While I have known since receiving the Bush administration’s document stating that they had opened up an investigation of the movie and me – the New York Post’s story is the first time we have been made aware that the Bush Administration is investigating the 9/11 workers.
If what the New York Post reported is accurate – the Bush administration's investigation of these 9/11 heroes for being treated for serious injuries incurred at Ground Zero after the Bush administration had abandoned these very same workers – this is astounding and unacceptable.
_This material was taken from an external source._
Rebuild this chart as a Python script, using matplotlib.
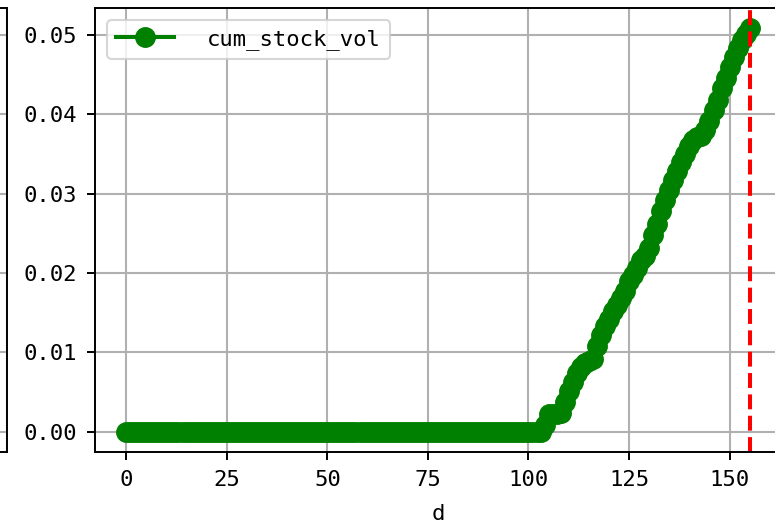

It is one thing to target me or my movie
It is quite another thing to target these heroes for getting treatment for health care injuries received while at Ground Zero – especially when al-Qaeda terrorists involved with 9/11 are getting cared for by the U.S. government and paid for by taxpayers.
These 9/11 workers who traveled to Cuba were an essential component of the ‘SiCKO’ documentary film making process.
‘SiCKO,’ at its core, is a call to action for all Americans – regardless of their political affiliation -- to come together to break the death grip that health care industry has on all of us. The Bush Administration clearly seems a lot more interested in campaign contributions than care – to the degree that they are looking to investigate some of the heroes of 9/11 whom they once trumpeted but now abandoned in their time of need.
It is unconscionable. It is shameful. And it is dishonorable.